I nearly didn’t get to contribute something for C.E.Ayr’s FF prompt today. Although the boys gave me a hands-free naptime, I had to use it to mow the lawn and then the cat decided to take advantage too. Plus the prompt said a whole lot of factual stuff to me and not a lot of fiction. But eventually Pepsi decided it was time for a wash, so I started typing and this is what came out. My story is under the prompt – feel free to skip the random non-fiction musings that precede it. EDIT: Oooh, I forgot – language warning!
The first thing that sprang to mind from the picture was how much it fits the FF motto (from Henry David Thoreau) “It’s not what you look at that matters, it’s what you see”. I also wondered whether the mural preceded the dilapidation of the building, and whether it was put there as a sort of graffiti or an official attempt to prettify the neighbourhood. And I wondered why there aren’t more things like this around.
And then I went back to the Thoreau quote and I started thinking how what might be true for writing prompts isn’t necessarily true for everything. Take the Seaworld debate, for example, where what you see is an amazing and fascinating whale show, but what you’re looking at may (or may not, I’m not trying to open a wound here) be torture and animal cruelty.

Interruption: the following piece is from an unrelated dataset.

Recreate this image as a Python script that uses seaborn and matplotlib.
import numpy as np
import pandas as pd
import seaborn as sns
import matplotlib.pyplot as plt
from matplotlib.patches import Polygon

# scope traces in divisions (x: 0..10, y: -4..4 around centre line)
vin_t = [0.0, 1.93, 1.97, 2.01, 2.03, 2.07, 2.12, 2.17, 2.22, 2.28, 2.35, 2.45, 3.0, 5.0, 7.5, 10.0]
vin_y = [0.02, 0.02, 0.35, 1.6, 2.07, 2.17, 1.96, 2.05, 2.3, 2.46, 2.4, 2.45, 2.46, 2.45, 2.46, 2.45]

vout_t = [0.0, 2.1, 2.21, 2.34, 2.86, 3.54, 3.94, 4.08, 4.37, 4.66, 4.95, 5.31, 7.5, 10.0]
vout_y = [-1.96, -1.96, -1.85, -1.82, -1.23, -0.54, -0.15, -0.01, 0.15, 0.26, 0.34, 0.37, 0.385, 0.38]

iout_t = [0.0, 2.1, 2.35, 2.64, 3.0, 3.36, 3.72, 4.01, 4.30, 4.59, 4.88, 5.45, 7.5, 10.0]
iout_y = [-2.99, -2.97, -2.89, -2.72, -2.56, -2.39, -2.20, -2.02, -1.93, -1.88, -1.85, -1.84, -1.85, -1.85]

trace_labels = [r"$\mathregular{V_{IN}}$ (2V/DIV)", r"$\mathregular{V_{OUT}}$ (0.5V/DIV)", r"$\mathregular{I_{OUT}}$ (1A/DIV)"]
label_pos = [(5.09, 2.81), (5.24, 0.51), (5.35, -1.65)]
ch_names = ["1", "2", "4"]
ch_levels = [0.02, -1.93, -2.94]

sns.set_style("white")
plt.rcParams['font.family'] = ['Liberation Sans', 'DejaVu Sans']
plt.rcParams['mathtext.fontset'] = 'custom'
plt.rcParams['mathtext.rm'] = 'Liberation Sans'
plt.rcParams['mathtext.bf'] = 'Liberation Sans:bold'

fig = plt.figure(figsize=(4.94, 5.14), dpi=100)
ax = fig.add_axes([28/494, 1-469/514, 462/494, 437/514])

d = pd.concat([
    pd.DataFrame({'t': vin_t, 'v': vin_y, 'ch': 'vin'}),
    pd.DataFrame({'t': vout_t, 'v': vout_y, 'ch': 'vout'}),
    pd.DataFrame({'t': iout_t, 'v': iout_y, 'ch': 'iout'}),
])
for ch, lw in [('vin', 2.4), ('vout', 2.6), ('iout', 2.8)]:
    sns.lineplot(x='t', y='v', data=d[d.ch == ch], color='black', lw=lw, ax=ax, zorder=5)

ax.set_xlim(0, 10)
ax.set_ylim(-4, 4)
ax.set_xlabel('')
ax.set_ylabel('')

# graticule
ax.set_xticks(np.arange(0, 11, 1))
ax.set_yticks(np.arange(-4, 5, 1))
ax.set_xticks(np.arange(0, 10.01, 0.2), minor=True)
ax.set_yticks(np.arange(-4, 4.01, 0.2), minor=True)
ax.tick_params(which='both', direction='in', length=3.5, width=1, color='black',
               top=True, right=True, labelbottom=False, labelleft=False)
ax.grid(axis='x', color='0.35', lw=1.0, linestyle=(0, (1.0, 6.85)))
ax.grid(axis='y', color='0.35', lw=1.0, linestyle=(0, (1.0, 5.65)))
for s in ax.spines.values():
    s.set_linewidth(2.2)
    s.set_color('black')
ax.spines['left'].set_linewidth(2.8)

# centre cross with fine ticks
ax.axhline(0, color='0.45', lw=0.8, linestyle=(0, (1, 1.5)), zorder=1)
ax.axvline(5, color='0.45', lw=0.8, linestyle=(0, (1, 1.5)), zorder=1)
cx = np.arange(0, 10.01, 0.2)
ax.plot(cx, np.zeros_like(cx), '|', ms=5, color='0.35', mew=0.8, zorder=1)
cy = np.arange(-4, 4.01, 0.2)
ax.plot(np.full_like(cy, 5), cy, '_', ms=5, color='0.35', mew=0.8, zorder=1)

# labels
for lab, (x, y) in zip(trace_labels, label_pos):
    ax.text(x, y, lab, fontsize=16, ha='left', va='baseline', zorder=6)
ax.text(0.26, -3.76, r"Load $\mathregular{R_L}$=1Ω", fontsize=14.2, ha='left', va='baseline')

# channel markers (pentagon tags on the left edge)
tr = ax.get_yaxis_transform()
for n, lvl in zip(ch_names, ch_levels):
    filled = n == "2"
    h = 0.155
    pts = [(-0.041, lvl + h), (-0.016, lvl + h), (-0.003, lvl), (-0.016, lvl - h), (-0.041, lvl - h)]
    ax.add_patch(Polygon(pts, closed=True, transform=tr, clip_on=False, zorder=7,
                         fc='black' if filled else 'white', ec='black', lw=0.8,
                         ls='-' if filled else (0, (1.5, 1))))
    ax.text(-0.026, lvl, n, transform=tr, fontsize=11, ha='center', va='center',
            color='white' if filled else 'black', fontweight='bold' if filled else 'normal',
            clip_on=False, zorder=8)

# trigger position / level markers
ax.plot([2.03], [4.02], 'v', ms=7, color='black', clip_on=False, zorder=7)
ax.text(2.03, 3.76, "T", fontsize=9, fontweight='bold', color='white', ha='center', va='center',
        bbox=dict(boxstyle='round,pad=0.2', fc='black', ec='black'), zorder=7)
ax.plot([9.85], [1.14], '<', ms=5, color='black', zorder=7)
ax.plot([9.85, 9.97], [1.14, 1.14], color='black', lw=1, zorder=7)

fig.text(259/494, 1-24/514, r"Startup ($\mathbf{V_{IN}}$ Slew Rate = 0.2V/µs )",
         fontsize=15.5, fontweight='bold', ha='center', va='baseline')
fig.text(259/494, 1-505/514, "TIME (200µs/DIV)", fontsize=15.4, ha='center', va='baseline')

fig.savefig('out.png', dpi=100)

Which got me thinking about the wider scope of that too. At the weekend we saw a snapping turtle by the banks of the lake where we happened to be walking. Jon and I were probably more excited than Sebastian, because he couldn’t really be expected to understand the novelty of the situation. He’s seen turtles in the zoo, roughly that close, and he’s never been on a lakeshore walk and not seen a turtle, so how could he know this was special. Even I don’t know how special it is – are snapping turtles a fairly standard occurence in Ontario’s cottage country? Or were we extremely lucky to find one? (Here’s what Ontario Nature says about that)
All of which ponderings didn’t lead me to a story. Luckily, the old “start typing and see what comes out” trick did. 😉

Behind the Facade
Isla smudged “mardi gras” across her eyelid and blinked at the mirror. Not a bad job, considering she hadn’t worn makeup in almost two decades. It wasn’t really her colour anymore; she might have felt more comfortable with a subtler shade. But comfort was for cowards and prisoners. Tonight, Isla was wearing a dress that came up too far on the leg, down too far on the cleavage, heels that said she wasn’t walking and mardi-fucking-gras eyeshadow.
“You can put lipstick on a pig,” said her husband’s voice, but she couldn’t hear him. Six feet of earth saw to that.